What needs to be done -
Your task is to print exactly the lines from the line that contains "Clone this diagram in TikZ." through the line that contains "(o2) at (529,406);", with pictures left out.
-- -- --
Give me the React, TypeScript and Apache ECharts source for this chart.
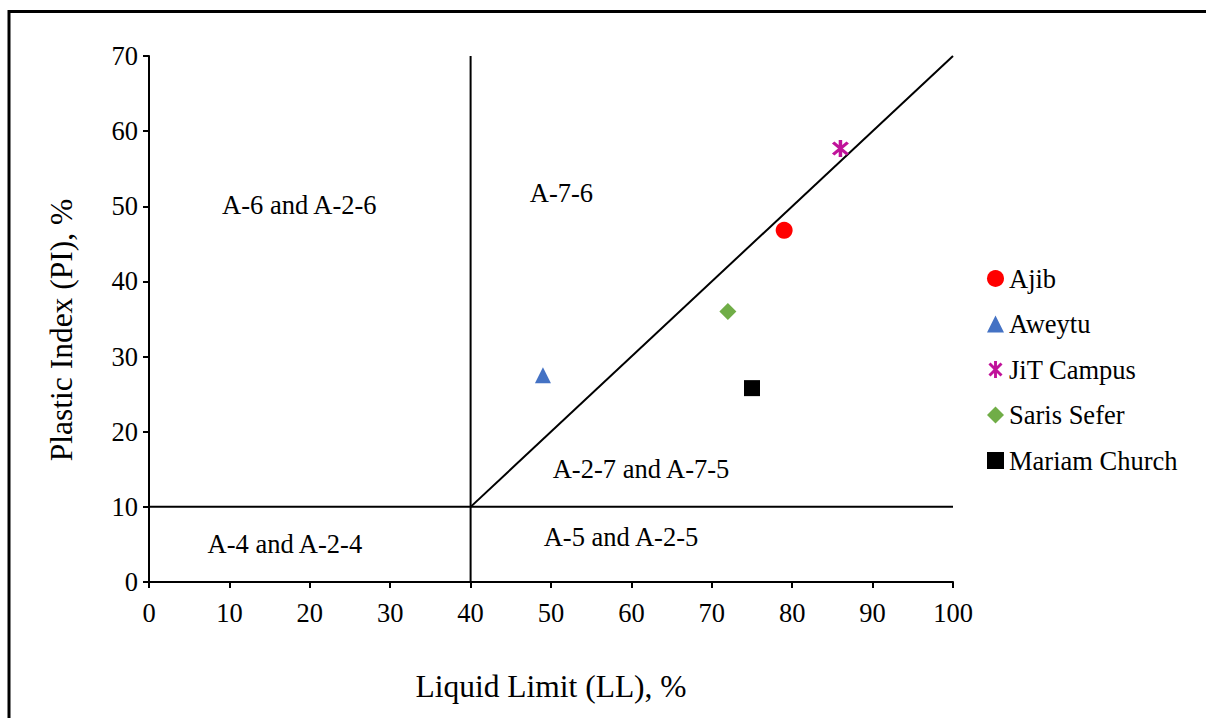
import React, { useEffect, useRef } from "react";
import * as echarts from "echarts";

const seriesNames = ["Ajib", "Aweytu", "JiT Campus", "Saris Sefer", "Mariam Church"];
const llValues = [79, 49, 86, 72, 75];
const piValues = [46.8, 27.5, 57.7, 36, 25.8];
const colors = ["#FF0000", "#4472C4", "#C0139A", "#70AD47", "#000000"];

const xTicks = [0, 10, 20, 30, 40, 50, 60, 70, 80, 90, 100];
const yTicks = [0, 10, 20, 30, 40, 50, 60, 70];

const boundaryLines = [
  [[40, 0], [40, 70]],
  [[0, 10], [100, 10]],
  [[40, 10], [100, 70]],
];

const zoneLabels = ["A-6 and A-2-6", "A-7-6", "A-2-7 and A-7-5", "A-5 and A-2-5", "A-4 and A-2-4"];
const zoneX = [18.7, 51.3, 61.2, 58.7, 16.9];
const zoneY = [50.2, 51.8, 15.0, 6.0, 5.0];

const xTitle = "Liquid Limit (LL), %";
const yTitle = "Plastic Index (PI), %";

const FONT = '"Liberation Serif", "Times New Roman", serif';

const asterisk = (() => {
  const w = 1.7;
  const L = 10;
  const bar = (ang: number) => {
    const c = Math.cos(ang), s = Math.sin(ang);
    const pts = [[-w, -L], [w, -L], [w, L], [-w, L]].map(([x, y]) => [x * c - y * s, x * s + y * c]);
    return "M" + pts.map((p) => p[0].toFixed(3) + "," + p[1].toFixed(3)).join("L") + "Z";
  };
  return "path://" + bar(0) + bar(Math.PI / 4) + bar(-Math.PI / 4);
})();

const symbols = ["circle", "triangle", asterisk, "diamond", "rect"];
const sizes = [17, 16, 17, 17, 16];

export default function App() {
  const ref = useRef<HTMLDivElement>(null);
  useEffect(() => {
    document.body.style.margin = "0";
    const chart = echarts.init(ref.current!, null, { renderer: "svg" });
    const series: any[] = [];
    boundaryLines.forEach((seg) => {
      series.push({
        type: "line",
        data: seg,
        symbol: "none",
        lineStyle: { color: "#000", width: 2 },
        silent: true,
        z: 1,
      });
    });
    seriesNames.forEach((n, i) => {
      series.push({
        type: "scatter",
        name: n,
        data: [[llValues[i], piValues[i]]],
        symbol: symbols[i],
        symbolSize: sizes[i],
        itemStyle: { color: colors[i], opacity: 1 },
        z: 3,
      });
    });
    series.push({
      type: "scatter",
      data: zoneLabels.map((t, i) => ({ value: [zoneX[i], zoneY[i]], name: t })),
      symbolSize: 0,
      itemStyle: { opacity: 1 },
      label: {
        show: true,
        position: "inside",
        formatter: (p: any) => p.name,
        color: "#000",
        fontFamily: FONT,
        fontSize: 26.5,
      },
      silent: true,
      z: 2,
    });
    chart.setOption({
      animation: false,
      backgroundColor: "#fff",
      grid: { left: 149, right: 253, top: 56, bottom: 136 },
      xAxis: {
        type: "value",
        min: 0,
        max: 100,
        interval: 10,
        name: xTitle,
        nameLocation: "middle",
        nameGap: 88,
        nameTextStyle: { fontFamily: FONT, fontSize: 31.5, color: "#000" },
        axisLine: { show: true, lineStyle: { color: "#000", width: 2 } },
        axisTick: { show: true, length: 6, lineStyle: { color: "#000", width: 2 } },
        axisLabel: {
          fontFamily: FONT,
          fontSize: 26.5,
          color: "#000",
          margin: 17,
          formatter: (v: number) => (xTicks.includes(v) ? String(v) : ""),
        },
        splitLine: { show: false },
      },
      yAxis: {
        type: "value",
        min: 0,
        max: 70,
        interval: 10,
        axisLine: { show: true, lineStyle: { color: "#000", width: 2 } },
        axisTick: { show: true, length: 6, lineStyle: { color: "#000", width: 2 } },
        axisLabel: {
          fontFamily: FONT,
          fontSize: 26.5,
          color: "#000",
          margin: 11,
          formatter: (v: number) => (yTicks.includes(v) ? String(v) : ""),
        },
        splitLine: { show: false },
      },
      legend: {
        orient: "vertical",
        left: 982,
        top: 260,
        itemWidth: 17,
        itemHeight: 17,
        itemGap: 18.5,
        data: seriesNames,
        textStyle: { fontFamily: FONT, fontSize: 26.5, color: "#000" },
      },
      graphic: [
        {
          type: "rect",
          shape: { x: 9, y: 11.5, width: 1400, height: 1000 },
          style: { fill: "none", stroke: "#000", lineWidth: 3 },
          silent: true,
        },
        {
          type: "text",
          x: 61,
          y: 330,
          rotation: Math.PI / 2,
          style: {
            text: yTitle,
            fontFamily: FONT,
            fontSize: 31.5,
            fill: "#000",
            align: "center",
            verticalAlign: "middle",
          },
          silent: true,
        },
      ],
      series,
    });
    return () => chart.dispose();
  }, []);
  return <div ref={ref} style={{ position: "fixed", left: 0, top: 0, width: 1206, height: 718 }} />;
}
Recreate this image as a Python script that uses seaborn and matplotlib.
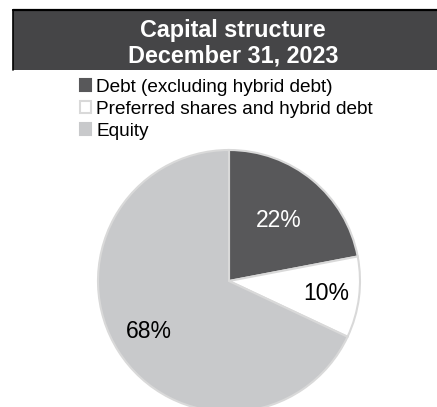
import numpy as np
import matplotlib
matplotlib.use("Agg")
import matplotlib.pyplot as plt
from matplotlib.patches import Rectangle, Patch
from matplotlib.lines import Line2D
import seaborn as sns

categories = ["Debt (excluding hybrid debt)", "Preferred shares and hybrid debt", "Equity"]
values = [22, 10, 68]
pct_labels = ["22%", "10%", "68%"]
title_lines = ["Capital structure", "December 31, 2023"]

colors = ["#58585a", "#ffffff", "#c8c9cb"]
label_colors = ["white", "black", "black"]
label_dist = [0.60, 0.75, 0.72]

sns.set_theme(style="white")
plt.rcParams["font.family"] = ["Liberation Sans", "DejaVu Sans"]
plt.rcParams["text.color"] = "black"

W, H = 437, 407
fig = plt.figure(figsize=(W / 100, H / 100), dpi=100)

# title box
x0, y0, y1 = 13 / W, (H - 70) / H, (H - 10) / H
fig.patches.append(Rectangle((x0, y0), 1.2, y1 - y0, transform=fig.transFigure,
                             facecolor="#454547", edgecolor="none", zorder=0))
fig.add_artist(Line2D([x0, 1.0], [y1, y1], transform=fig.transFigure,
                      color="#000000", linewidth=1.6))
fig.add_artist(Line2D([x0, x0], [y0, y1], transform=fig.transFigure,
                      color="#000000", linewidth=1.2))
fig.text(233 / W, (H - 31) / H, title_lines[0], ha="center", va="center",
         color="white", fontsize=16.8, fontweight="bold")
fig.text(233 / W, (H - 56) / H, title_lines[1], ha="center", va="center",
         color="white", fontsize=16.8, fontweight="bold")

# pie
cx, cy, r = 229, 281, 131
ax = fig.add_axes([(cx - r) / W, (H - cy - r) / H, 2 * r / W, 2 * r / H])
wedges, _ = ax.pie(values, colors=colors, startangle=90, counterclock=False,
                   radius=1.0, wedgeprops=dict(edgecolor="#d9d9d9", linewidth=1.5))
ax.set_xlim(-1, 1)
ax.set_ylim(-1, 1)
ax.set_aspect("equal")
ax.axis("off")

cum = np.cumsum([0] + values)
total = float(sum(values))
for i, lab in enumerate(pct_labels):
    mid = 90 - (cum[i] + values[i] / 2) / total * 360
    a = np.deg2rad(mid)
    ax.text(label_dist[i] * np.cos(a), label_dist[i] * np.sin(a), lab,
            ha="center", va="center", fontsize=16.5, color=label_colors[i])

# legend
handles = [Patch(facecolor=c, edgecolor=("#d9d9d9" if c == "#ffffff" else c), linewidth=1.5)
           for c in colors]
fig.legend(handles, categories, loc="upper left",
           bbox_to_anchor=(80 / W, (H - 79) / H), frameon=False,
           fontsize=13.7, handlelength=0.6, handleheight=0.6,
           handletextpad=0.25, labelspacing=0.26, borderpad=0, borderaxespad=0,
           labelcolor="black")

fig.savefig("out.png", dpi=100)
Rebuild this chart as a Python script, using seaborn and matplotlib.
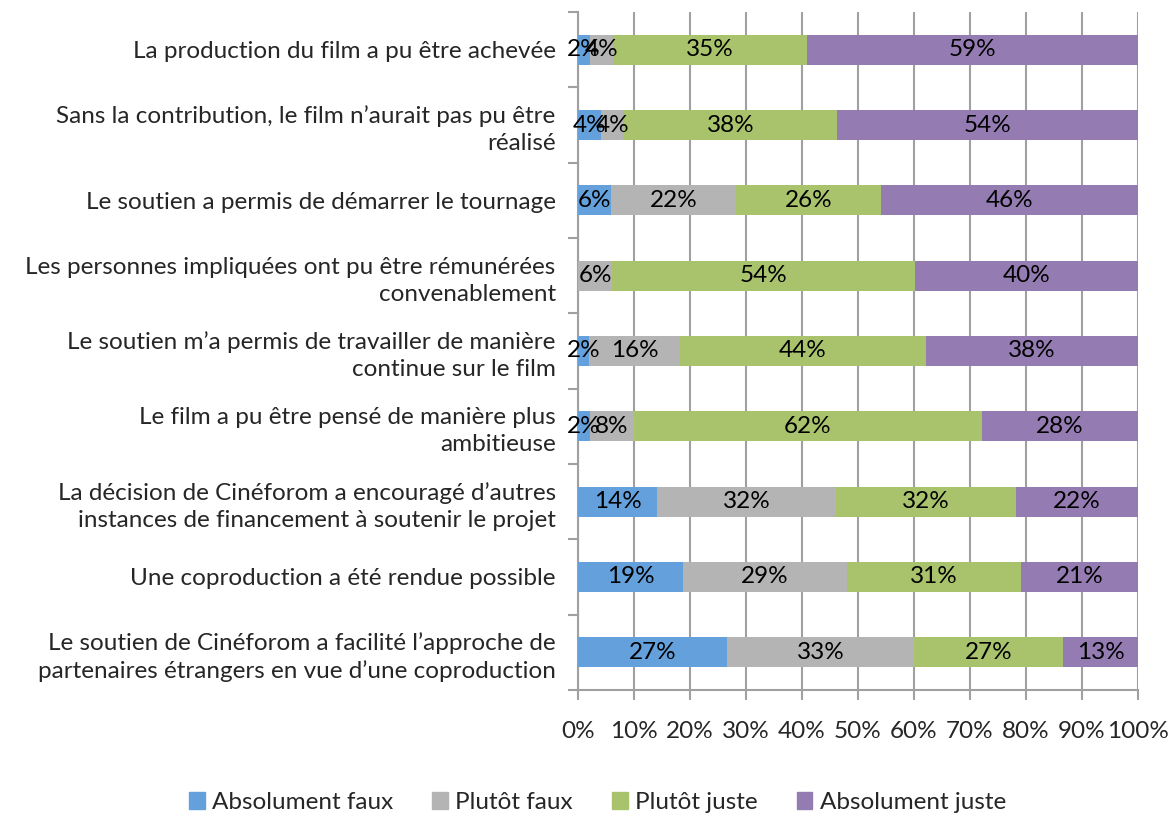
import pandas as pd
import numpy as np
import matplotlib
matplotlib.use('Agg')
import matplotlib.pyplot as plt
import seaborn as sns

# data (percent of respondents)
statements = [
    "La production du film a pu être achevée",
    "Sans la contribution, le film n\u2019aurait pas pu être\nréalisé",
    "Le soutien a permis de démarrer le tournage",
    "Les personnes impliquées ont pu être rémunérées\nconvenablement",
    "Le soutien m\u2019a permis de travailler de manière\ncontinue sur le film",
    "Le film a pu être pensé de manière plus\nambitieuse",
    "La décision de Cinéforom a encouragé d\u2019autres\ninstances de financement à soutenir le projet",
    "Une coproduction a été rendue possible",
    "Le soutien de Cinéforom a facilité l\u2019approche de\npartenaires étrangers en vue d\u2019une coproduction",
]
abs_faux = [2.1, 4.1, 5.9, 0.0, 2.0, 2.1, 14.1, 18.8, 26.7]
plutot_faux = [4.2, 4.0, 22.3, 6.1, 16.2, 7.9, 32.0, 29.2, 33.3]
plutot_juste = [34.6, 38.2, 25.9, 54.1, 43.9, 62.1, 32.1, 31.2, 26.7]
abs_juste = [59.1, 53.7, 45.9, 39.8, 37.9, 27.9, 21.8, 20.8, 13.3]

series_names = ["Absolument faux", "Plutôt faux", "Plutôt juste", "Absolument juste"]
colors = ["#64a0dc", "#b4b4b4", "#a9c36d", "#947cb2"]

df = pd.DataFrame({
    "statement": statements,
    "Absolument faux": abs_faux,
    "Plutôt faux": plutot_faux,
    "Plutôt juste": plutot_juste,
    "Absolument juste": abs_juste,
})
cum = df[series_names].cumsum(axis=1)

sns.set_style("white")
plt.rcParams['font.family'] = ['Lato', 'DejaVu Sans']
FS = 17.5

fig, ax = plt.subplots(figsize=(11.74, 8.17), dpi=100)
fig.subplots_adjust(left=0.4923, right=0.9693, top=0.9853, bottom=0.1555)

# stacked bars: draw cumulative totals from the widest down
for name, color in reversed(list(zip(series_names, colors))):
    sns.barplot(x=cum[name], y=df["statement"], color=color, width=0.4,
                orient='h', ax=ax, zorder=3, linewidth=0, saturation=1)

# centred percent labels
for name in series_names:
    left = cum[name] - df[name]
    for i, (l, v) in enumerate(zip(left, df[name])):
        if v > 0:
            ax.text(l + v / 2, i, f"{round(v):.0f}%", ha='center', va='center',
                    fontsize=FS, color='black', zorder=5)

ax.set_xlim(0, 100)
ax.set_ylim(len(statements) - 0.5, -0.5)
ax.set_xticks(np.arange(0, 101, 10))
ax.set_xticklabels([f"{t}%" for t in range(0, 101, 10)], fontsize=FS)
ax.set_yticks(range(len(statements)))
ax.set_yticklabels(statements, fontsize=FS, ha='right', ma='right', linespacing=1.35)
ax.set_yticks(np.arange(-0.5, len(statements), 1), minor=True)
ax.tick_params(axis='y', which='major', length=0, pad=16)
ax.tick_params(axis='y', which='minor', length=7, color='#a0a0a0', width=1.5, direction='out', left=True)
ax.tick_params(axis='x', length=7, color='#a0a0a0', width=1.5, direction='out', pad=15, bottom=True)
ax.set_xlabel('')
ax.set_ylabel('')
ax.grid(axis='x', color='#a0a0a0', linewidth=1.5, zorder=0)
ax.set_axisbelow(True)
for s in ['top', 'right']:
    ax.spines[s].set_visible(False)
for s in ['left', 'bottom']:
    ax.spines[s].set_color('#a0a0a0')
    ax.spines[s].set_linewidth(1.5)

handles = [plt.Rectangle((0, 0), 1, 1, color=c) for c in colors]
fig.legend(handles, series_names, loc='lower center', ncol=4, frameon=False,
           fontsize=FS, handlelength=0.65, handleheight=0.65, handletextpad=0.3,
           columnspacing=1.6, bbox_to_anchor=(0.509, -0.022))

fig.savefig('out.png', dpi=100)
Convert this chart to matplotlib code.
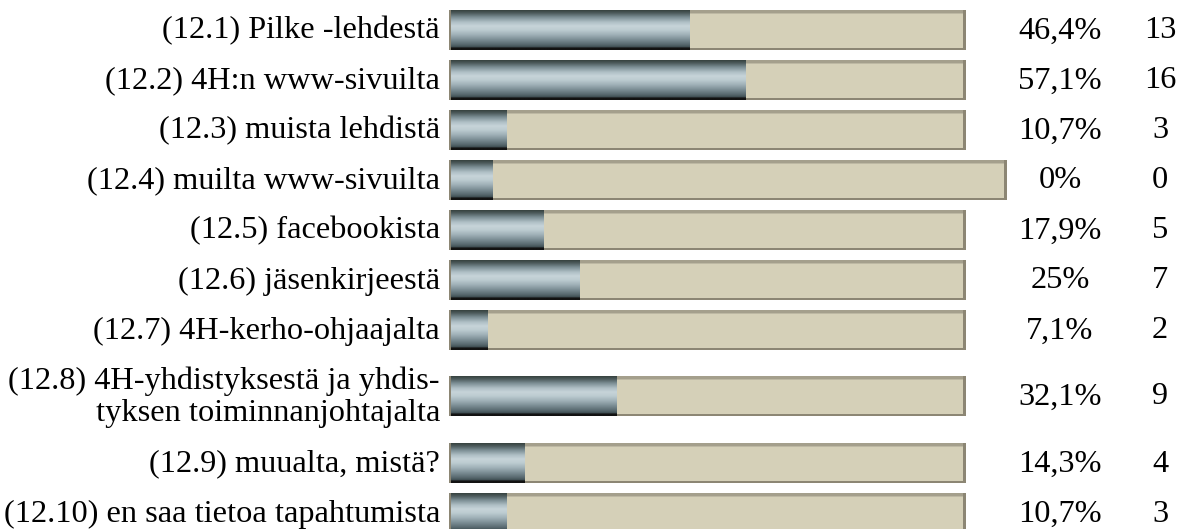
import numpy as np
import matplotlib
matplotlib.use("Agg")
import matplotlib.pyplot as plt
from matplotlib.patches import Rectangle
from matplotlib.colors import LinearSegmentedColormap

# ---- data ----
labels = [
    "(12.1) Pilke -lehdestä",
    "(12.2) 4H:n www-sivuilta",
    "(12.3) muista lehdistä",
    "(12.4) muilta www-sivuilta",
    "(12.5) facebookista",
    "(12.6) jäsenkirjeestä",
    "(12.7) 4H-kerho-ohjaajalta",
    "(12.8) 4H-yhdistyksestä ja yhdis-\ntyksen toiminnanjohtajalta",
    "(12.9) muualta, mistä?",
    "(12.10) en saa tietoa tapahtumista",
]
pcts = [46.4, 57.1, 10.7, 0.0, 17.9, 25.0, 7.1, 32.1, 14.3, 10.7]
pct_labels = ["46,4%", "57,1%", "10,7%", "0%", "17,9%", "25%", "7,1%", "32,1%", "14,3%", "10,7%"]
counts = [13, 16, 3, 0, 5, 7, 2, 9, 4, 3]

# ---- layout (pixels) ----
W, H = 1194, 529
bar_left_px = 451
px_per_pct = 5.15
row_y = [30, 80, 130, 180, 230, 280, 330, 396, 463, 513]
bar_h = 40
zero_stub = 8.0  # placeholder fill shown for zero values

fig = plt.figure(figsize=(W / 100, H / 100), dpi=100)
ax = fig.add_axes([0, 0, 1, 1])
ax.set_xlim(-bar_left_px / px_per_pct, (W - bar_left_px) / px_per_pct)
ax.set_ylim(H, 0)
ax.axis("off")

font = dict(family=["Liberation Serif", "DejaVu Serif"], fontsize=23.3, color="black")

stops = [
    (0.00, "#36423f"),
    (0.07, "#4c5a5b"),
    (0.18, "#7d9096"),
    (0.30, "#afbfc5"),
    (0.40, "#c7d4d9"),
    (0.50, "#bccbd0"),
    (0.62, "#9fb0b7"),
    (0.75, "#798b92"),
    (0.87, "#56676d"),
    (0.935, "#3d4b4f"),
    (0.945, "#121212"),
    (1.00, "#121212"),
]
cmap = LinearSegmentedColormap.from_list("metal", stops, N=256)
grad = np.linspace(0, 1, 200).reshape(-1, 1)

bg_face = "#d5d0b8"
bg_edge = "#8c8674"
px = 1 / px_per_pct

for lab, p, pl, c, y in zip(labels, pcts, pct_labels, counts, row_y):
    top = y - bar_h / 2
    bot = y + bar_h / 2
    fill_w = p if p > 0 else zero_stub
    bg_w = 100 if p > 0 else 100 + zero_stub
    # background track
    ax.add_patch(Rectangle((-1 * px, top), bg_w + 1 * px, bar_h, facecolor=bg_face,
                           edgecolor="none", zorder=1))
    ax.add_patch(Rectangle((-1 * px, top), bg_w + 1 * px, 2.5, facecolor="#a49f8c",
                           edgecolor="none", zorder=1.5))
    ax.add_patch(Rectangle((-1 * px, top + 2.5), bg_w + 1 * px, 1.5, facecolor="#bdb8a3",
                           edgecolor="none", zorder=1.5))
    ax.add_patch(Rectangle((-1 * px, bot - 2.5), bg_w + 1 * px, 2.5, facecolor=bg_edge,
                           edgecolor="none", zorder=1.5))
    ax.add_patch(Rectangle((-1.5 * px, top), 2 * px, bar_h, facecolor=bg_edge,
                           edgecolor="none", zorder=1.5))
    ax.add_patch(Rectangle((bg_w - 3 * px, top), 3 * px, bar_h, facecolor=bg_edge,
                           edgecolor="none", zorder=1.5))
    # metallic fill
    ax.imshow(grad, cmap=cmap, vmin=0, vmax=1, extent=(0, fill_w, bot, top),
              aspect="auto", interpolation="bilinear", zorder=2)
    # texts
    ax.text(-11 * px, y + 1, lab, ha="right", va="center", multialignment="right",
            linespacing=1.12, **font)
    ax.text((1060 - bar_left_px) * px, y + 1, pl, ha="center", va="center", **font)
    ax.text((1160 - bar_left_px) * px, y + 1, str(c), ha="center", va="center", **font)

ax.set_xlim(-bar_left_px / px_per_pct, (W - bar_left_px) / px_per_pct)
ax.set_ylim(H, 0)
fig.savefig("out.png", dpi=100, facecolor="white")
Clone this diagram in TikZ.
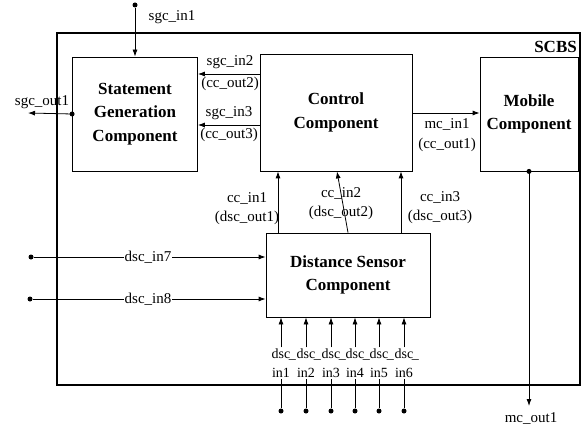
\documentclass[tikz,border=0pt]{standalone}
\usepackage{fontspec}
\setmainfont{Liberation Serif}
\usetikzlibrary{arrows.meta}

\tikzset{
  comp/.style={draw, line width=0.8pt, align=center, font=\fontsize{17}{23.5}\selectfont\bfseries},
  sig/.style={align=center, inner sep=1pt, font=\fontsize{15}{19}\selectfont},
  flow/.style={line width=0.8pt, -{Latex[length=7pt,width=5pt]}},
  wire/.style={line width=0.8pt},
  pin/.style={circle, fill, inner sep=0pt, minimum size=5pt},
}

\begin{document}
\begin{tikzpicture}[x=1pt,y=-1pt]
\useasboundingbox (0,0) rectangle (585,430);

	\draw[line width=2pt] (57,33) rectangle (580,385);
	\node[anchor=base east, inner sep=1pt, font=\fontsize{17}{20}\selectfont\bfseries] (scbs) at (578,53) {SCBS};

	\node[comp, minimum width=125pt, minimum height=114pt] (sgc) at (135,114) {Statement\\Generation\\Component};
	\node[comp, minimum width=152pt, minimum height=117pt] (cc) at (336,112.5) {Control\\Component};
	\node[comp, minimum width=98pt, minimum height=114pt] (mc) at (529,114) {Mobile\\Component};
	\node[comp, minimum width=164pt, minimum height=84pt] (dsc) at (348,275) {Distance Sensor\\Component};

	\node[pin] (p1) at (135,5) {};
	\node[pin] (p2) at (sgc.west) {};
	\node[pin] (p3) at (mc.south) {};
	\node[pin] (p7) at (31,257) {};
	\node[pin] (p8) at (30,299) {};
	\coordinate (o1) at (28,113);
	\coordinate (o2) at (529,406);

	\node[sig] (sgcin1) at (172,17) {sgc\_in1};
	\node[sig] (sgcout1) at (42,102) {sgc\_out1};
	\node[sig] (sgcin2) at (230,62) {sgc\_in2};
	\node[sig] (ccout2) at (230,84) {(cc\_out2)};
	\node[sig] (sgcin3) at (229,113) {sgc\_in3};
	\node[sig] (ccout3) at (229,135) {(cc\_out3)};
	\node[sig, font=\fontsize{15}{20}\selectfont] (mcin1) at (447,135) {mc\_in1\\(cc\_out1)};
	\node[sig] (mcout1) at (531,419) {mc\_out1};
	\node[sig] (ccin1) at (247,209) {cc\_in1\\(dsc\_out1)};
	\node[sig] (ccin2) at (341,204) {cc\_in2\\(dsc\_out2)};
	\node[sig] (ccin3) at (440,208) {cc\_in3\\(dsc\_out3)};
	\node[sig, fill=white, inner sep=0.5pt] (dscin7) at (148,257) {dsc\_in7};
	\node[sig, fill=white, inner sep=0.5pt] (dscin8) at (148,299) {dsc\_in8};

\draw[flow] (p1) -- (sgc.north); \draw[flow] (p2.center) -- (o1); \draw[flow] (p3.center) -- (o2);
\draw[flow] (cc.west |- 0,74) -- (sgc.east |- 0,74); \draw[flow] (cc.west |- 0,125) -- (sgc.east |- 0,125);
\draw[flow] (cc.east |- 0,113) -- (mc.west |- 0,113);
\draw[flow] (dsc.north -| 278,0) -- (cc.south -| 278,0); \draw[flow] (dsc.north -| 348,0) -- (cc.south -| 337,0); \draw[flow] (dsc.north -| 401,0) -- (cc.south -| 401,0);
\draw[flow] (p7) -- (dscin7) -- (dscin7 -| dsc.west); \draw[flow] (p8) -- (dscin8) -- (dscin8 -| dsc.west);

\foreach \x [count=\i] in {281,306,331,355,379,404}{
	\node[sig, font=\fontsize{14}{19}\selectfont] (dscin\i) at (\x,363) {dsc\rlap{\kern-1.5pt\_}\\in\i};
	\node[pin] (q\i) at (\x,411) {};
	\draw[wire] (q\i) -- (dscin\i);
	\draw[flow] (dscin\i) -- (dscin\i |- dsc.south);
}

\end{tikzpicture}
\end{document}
-- -- --
Written answer -
Clone this diagram in TikZ.
\documentclass[tikz,border=0pt]{standalone}
\usepackage{fontspec}
\setmainfont{Liberation Serif}
\usetikzlibrary{arrows.meta}

\tikzset{
  comp/.style={draw, line width=0.8pt, align=center, font=\fontsize{17}{23.5}\selectfont\bfseries},
  sig/.style={align=center, inner sep=1pt, font=\fontsize{15}{19}\selectfont},
  flow/.style={line width=0.8pt, -{Latex[length=7pt,width=5pt]}},
  wire/.style={line width=0.8pt},
  pin/.style={circle, fill, inner sep=0pt, minimum size=5pt},
}

\begin{document}
\begin{tikzpicture}[x=1pt,y=-1pt]
\useasboundingbox (0,0) rectangle (585,430);

	\draw[line width=2pt] (57,33) rectangle (580,385);
	\node[anchor=base east, inner sep=1pt, font=\fontsize{17}{20}\selectfont\bfseries] (scbs) at (578,53) {SCBS};

	\node[comp, minimum width=125pt, minimum height=114pt] (sgc) at (135,114) {Statement\\Generation\\Component};
	\node[comp, minimum width=152pt, minimum height=117pt] (cc) at (336,112.5) {Control\\Component};
	\node[comp, minimum width=98pt, minimum height=114pt] (mc) at (529,114) {Mobile\\Component};
	\node[comp, minimum width=164pt, minimum height=84pt] (dsc) at (348,275) {Distance Sensor\\Component};

	\node[pin] (p1) at (135,5) {};
	\node[pin] (p2) at (sgc.west) {};
	\node[pin] (p3) at (mc.south) {};
	\node[pin] (p7) at (31,257) {};
	\node[pin] (p8) at (30,299) {};
	\coordinate (o1) at (28,113);
	\coordinate (o2) at (529,406);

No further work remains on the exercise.